Fase 2 della pandemia da Covid-19. Sabato sera. L’interno di un ristorante. Le persone sono accalcate come le sardine sotto sale nel barilotto di legno. Il titolare ogni tanto fa un sopralluogo ai tavoli, non per accertarsi del distanziamento fra clienti, ma per chiedere alla signora il motivo per il quale non ha mangiato la pizza (“Guardi che in questo locale usiamo solo farine di altissima qualità”), saluta garbatamente e passa oltre.
La gente continua a parlare, il campionato che rischia di saltare, Trump misteriosamente guarito dopo tre giorni, il governatore Zaia che dice: “Siamo in guerra”. Ci sono tavolate di quindici persone nelle quali la distanza fra un commensale e un altro non c’è, non esiste, ogni tanto qualcuno consulta il telefonino per vedere il numero dei contagi, 37 milioni in tutto il mondo, quasi seimila in Italia in un giorno, ventinove morti (sempre in un giorno), per non parlare dell’inferno della Francia, eppure qui è come se fossimo in una bolla di follia, avete presente il Titanic che sta affondando mentre l’orchestra continua a suonare?
Si vuole continuare a vivere e a divertirsi, ma ha un senso se fra quindici giorni (il tempo di fare incubare l’eventuale virus) potrebbe finirti in isolamento o in un letto d’ospedale (se va bene)? Evidentemente sì, se in questo locale (non l’unico, anzi siamo certi che ci sono degli ottimi esempi) di questo delizioso paese alle falde dell’Etna (non l’unico), ci si crede immortali, con qualcuno che asseconda questa schizofrenia collettiva acuita dal numero dei negazionisti in aumento.
E le forze dell’ordine dove sono? In un ristorante che deve essere chiuso seduta stante, carabinieri, polizia e vigili urbani sono assenti, anzi no: i vigili sono troppo impegnati a multare chi – oltre la mezzanotte – sfora di dieci minuti l’orario previsto dal biglietto delle strisce blu.
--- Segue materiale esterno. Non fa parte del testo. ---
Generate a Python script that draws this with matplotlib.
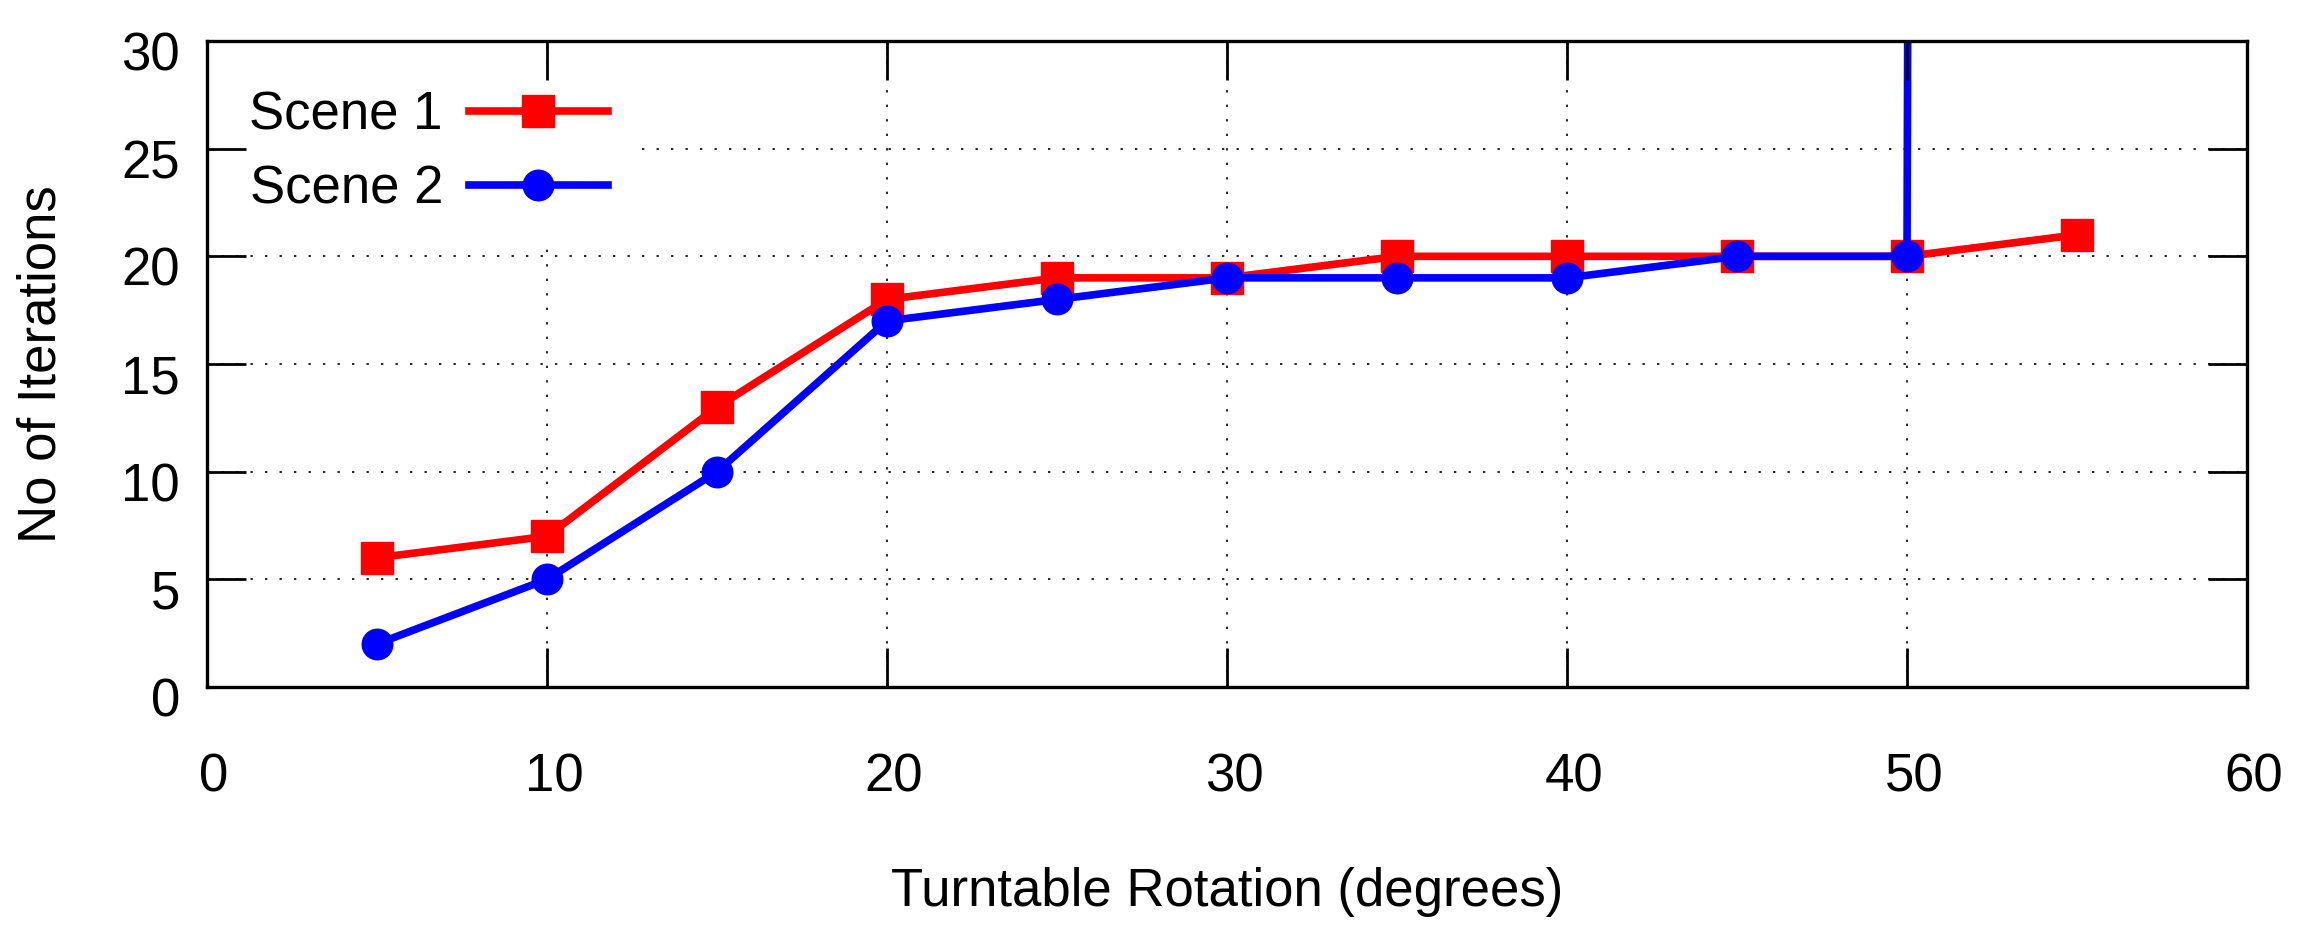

Inutile ripetere che i mesi di sacrifici della scorsa primavera stanno risultando vani, che le follie estive viste nelle spiagge, nelle piazze e nelle discoteche all’aperto stanno continuando in autunno nei locali al chiuso, che i “neri” non c’entrano niente con la diffusione del virus. I veri responsabili di questa repentina ricaduta siamo noi, una parte del mondo scientifico e le istituzioni: tutti ci siamo illusi di avere sconfitto il virus dopo il lockdown, e ora continuiamo con questa incredibile chimera che, convivendoci, possiamo venirne a capo.
Certo, non si può deprimere l’economia, è giusto scegliere la classica via di mezzo tra il rigore e l’indulgenza. Il problema è che se vengono omessi perfino i controlli, se vengono lasciati aperti dei locali che dovrebbero essere chiusi, si fa una scelta precisa tra il profitto e la salute. Si scelgono i soldi, ma ipocritamente si lancia l’allarme sulla salute. Con le solite raccomandazioni: laviamoci le mani, indossiamo le mascherine e stiamo distanziati dagli altri di almeno un metro e mezzo.
Ma mentre mangi al ristorante, mentre starnutisci a dieci centimetri di distanza dagli amici, perché non c’è lo spazio per poterlo fare sul braccio e allora sei costretto ad usare la mano, come devi comportarti? È chiaro che in casi come questi – per evitare altre tragedie – dovrebbero scattare i controlli. Ma se i controlli non scattano, ti chiedi se tutto questo è frutto di negligenza o di una scelta precisa, come sta succedendo col clima, e come è successo (e continua a succedere) con l’Ilva, con Marghera, con Augusta e con Gela, con la solita, stucchevole domanda: “E’ meglio morire di cancro (o di Covid) o morire di fame?”.
Per la cronaca: alla fine della cena, il titolare del locale ha chiesto alla comitiva: “Tutto a posto?”. “Glielo diremo fra quindici giorni”.